Family Matters (1989–1998): Season 1, Episode 3 - Short Story - full transcript

Early in the series, Harriette's widowed sister, Rachel Crawford, is a budding freelance writer who has just written a short story. She's really excited when Tomorrow's Woman magazine wants to buy the story, but no one else (except Eddie) wants to celebrate. It seems they've read the story, see negative representations of themselves in Rachel's characters and are offended that she's using her story as a way to express her frustrations about them.
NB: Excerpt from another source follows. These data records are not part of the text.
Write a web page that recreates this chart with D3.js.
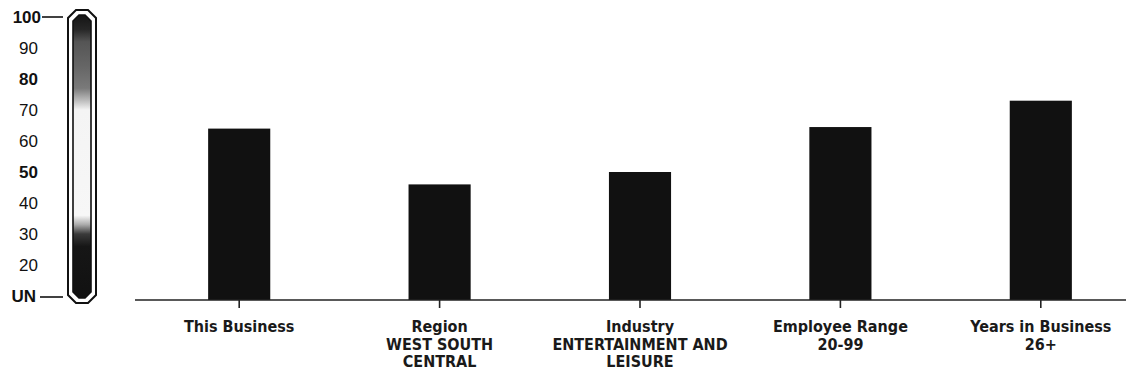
<!DOCTYPE html>
<html>
<head>
<meta charset="utf-8">
<script src="https://cdn.jsdelivr.net/npm/d3@7"></script>
<style>
  html, body { margin: 0; padding: 0; background: #fff; }
  svg { display: block; }
</style>
</head>
<body>
<svg id="chart" width="1126" height="383"></svg>
<script>
// Score comparison data
const categories = [
  ["This Business"],
  ["Region", "WEST SOUTH", "CENTRAL"],
  ["Industry", "ENTERTAINMENT AND", "LEISURE"],
  ["Employee Range", "20-99"],
  ["Years in Business", "26+"]
];
const scores = [64, 46, 50, 64.5, 73];
const tickValues = [10, 20, 30, 40, 50, 60, 70, 80, 90, 100];
const tickLabels = ["UN", "20", "30", "40", "50", "60", "70", "80", "90", "100"];
const boldTicks = ["UN", "50", "80", "100"];

const svg = d3.select("#chart");
const W = 1126;
const baseY = 300;

const y = d3.scaleLinear().domain([10, 100]).range([296, 17]);
const x = d3.scaleBand()
  .domain(d3.range(categories.length))
  .range([139, 1141])
  .paddingInner(0.69)
  .paddingOuter(0.345);

// Gradient legend strip
const defs = svg.append("defs");
const grad = defs.append("linearGradient")
  .attr("id", "scoreGrad")
  .attr("gradientUnits", "userSpaceOnUse")
  .attr("x1", 0).attr("x2", 0)
  .attr("y1", 15).attr("y2", 298);
function stopAt(v, color) {
  grad.append("stop")
    .attr("offset", (y(v) - 15) / (298 - 15))
    .attr("stop-color", color);
}
stopAt(100.5, "#151515");
stopAt(96, "#262626");
stopAt(92, "#555");
stopAt(84, "#666");
stopAt(77, "#7a7a7a");
stopAt(73, "#bdbdbd");
stopAt(70, "#f4f4f4");
stopAt(36, "#f7f7f7");
stopAt(33, "#aaa");
stopAt(30, "#3a3a3a");
stopAt(26, "#161616");
stopAt(9, "#111");

function chamfer(x0, y0, x1, y1, c) {
  return `M${x0 + c},${y0} L${x1 - c},${y0} L${x1},${y0 + c} L${x1},${y1 - c} ` +
         `L${x1 - c},${y1} L${x0 + c},${y1} L${x0},${y1 - c} L${x0},${y0 + c} Z`;
}
svg.append("path")
  .attr("d", chamfer(68, 10, 96, 303, 8))
  .attr("fill", "#fff").attr("stroke", "#111").attr("stroke-width", 2);
svg.append("path")
  .attr("d", chamfer(73, 15, 91, 298, 6))
  .attr("fill", "url(#scoreGrad)").attr("stroke", "#111").attr("stroke-width", 1.6);

// Connector lines for the end ticks
svg.append("line").attr("x1", 42).attr("x2", 63)
  .attr("y1", y(100)).attr("y2", y(100)).attr("stroke", "#111").attr("stroke-width", 1.6);
svg.append("line").attr("x1", 40).attr("x2", 63)
  .attr("y1", y(10) + 1).attr("y2", y(10) + 1).attr("stroke", "#111").attr("stroke-width", 1.6);

// Scale labels
svg.append("g").selectAll("text")
  .data(tickValues)
  .join("text")
  .attr("x", (d, i) => tickLabels[i] === "100" ? 41 : (tickLabels[i] === "UN" ? 36 : 38))
  .attr("y", d => y(d))
  .attr("dy", "0.36em")
  .attr("text-anchor", "end")
  .attr("font-family", "'Liberation Sans', Arial, sans-serif")
  .attr("font-size", 17)
  .attr("font-weight", (d, i) => boldTicks.includes(tickLabels[i]) ? 900 : 400)
  .attr("fill", "#111")
  .text((d, i) => tickLabels[i]);

// Bars
svg.append("g").selectAll("rect")
  .data(scores)
  .join("rect")
  .attr("x", (d, i) => x(i))
  .attr("width", x.bandwidth())
  .attr("y", d => y(d))
  .attr("height", d => baseY - y(d))
  .attr("fill", "#111");

// Category axis
svg.append("line")
  .attr("x1", 135).attr("x2", W)
  .attr("y1", baseY).attr("y2", baseY)
  .attr("stroke", "#222").attr("stroke-width", 1.6);
svg.append("g").selectAll("line")
  .data(categories)
  .join("line")
  .attr("x1", (d, i) => x(i) + x.bandwidth() / 2)
  .attr("x2", (d, i) => x(i) + x.bandwidth() / 2)
  .attr("y1", baseY).attr("y2", baseY + 8)
  .attr("stroke", "#222").attr("stroke-width", 1.6);

const labels = svg.append("g").selectAll("text")
  .data(categories)
  .join("text")
  .attr("x", (d, i) => x(i) + x.bandwidth() / 2)
  .attr("y", 332)
  .attr("text-anchor", "middle")
  .attr("font-family", "'DejaVu Sans Condensed', 'DejaVu Sans', sans-serif")
  .attr("font-size", 16)
  .attr("font-weight", "bold")
  .attr("fill", "#1a1a1a");
labels.selectAll("tspan")
  .data(d => d)
  .join("tspan")
  .attr("x", function () { return d3.select(this.parentNode).attr("x"); })
  .attr("dy", (d, i) => i === 0 ? 0 : 17.5)
  .text(d => d);
</script>
</body>
</html>
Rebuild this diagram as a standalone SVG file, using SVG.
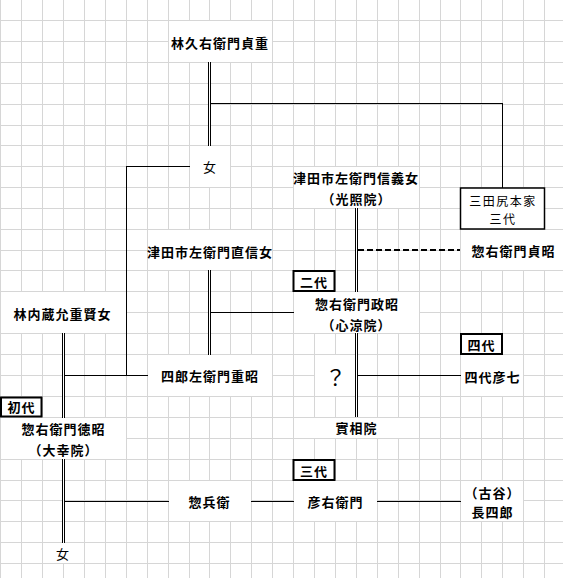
<svg xmlns="http://www.w3.org/2000/svg" width="563" height="578" viewBox="0 0 563 578">
<style>
.grid{stroke:#d6d6d6;stroke-width:1;fill:none}
.wb{fill:#fff;stroke:none}
.bb{fill:#fff;stroke:#000;stroke-width:2}
.tb{fill:#fff;stroke:#000;stroke-width:1.5}
.ln{stroke:#000;stroke-width:1;fill:none}
.dbl{stroke:#000;stroke-width:3;fill:none}
.dblw{stroke:#fff;stroke-width:1;fill:none}
.dash{stroke:#000;stroke-width:2;stroke-dasharray:6 3;fill:none}
text{font-family:"Noto Sans CJK JP","Noto Sans CJK SC",sans-serif;font-size:13px;letter-spacing:1px;text-anchor:middle;dominant-baseline:central;fill:#000;font-weight:700}
.n{font-weight:400}
.s{font-size:12px;letter-spacing:1.5px}
.q{font-size:21px;font-weight:400;letter-spacing:0}
</style>
<rect x="0" y="0" width="563" height="578" fill="#fff"/>
<path class="grid" d="M0.5 0V578M21.5 0V578M42.5 0V578M63.5 0V578M84.5 0V578M105.5 0V578M126.5 0V578M147.5 0V578M168.5 0V578M189.5 0V578M209.5 0V578M230.5 0V578M251.5 0V578M272.5 0V578M293.5 0V578M314.5 0V578M335.5 0V578M356.5 0V578M377.5 0V578M398.5 0V578M419.5 0V578M440.5 0V578M460.5 0V578M481.5 0V578M502.5 0V578M523.5 0V578M544.5 0V578M0 20.5H563M0 41.5H563M0 62.5H563M0 83.5H563M0 104.5H563M0 125.5H563M0 145.5H563M0 166.5H563M0 187.5H563M0 208.5H563M0 229.5H563M0 250.5H563M0 270.5H563M0 291.5H563M0 312.5H563M0 333.5H563M0 354.5H563M0 375.5H563M0 396.5H563M0 417.5H563M0 438.5H563M0 459.5H563M0 480.5H563M0 500.5H563M0 521.5H563M0 542.5H563M0 563.5H563"/>
<g id="connectors">
<path class="ln" d="M211 103.5H503M502.5 103V188M126 166.5H190M126.5 166V376M65 375.5H148M211 312.5H294M358 375.5H461M65 501.5H169M251 501.5H294M377 501.5H461"/>
<path class="dash" d="M358 250H460"/>
<path class="dbl" d="M209.5 62V146M209.5 270V355M356.5 208V292M356.5 333V417M63.5 333V418M63.5 459V543"/>
<path class="dblw" d="M209.5 62V146M209.5 270V355M356.5 208V292M356.5 333V417M63.5 333V418M63.5 459V543"/>
</g>
<g id="n-hayashi-hisa"><rect class="wb" x="169" y="21" width="103" height="41"/><text x="220" y="42">林久右衛門貞重</text></g>
<g id="n-onna1"><rect class="wb" x="190" y="146" width="40" height="41"/><text class="n" x="210" y="166.5">女</text></g>
<g id="n-tsuda-nobuyoshi"><rect class="wb" x="294" y="167" width="125" height="41"/><text x="356" y="177">津田市左衛門信義女</text><text x="356.5" y="198.5">（光照院）</text></g>
<g id="n-mitajiri"><rect class="tb" x="460.5" y="188" width="84" height="41"/><text class="n s" x="503" y="200">三田尻本家</text><text class="n s" x="503" y="218">三代</text></g>
<g id="n-tsuda-naonobu"><rect class="wb" x="148" y="230" width="124" height="40"/><text x="210" y="251.5">津田市左衛門直信女</text></g>
<g id="n-sadaaki"><rect class="wb" x="461" y="230" width="102" height="40"/><text x="513.5" y="250">惣右衛門貞昭</text></g>
<g id="n-nidai"><rect class="bb" x="293.5" y="271" width="41" height="20"/><text x="314" y="281">二代</text></g>
<g id="n-masaaki"><rect class="wb" x="294" y="292" width="125" height="41"/><text x="357" y="303">惣右衛門政昭</text><text x="356.5" y="324">（心涼院）</text></g>
<g id="n-hayashi-kura"><rect class="wb" x="1" y="292" width="125" height="41"/><text x="62.5" y="313.5">林内蔵允重賢女</text></g>
<g id="n-shiro"><rect class="wb" x="148" y="355" width="124" height="41"/><text x="210" y="375.5">四郎左衛門重昭</text></g>
<g id="n-q"><rect class="wb" x="315" y="355" width="40" height="41"/><text class="q" x="335.5" y="375.5">？</text></g>
<g id="n-yondai"><rect class="bb" x="461" y="334" width="41" height="20"/><text x="481.5" y="344">四代</text></g>
<g id="n-hikoshichi"><rect class="wb" x="461" y="355" width="62" height="41"/><text x="492.5" y="376">四代彦七</text></g>
<g id="n-shodai"><rect class="bb" x="1" y="397.5" width="40.5" height="19"/><text x="21.5" y="406.5">初代</text></g>
<g id="n-noriaki"><rect class="wb" x="1" y="418" width="125" height="41"/><text x="63.5" y="428">惣右衛門徳昭</text><text x="63.5" y="449">（大幸院）</text></g>
<g id="n-jissoin"><rect class="wb" x="294" y="418" width="125" height="20"/><text x="356.5" y="427.5">實相院</text></g>
<g id="n-sandai"><rect class="bb" x="293.5" y="460" width="41" height="20"/><text x="314" y="470">三代</text></g>
<g id="n-sobei"><rect class="wb" x="169" y="481" width="82" height="40"/><text x="209.5" y="501">惣兵衛</text></g>
<g id="n-hikoemon"><rect class="wb" x="294" y="481" width="83" height="40"/><text x="335.5" y="501">彦右衛門</text></g>
<g id="n-choshiro"><rect class="wb" x="461" y="481" width="62" height="40"/><text x="492.5" y="492">（古谷）</text><text x="492.5" y="511.5">長四郎</text></g>
<g id="n-onna2"><rect class="wb" x="43" y="543" width="41" height="20"/><text class="n" x="63" y="553">女</text></g>
</svg>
Eddie, the forks go on the left.

- On the left?
- Right.

Oh, on the right.

Well, that makes sense.
We're all right-handed.

No, genius. When I said
right, I meant left was right.

Great news, everyone.

I stopped on the way home
and bought us a pizza for dinner.

Thank goodness. We
can eat with our hands.

- Grandma. Grandma.
Grandma. ESTELLE: Hmm.

Anything for me?

Grandma. Grandma.



- Grandma.
- Oh.

- This one looks important.
- That must be for me.

- Grandma.
- Oh, this is from Barbara Bush.

- You know Barbara Bush?
- Oh, sure.

But I haven't heard from
them since they moved.

- Here's one for you, Dad.
- Thank you.

Oh, terrific. A water bill.

Here's one for Rachel.

- Should I give it to her?
- Let me give it.

Makes me feel important.

Hey, Rachel, you got a letter.

Oh, it's from Sci-fi magazine.

- I sent them a great short story.
- I don't believe it.

- You haven't even read her story.
- I don't mean her story.



I mean the water bill.

Did we get a swimming
pool and nobody told me?

Look at that.

It is a little high.

A little high?

They don't use this
much water at SeaWorld.

This is terrible.

They rejected my story.

Oh, Rachel, I'm sorry. I guess this
has been a tough day for both of us, huh?

Great news, Dad. I'm all
finished washing the car.

You washed the car?

With water?

Boy, why did you do that?

Because you told me to?

Edward, I told you two weeks
ago when we could afford it.

I don't believe this. I did
something good and I'm in trouble.

Big trouble.

And from now on, ask me before
you do something I told you to do.

I'm sorry they
rejected your story.

It was a great idea.

It was about this trucker
who has a whole lot of tattoos.

Then one day, he notices
his tattoos are changing.

Finally, he realizes
they're not tattoos at

all, but aliens with
really low self-esteem.

Uh-huh.

- I'm doing a Stephen King sort of thing.
- Let me tell you where you're going wrong.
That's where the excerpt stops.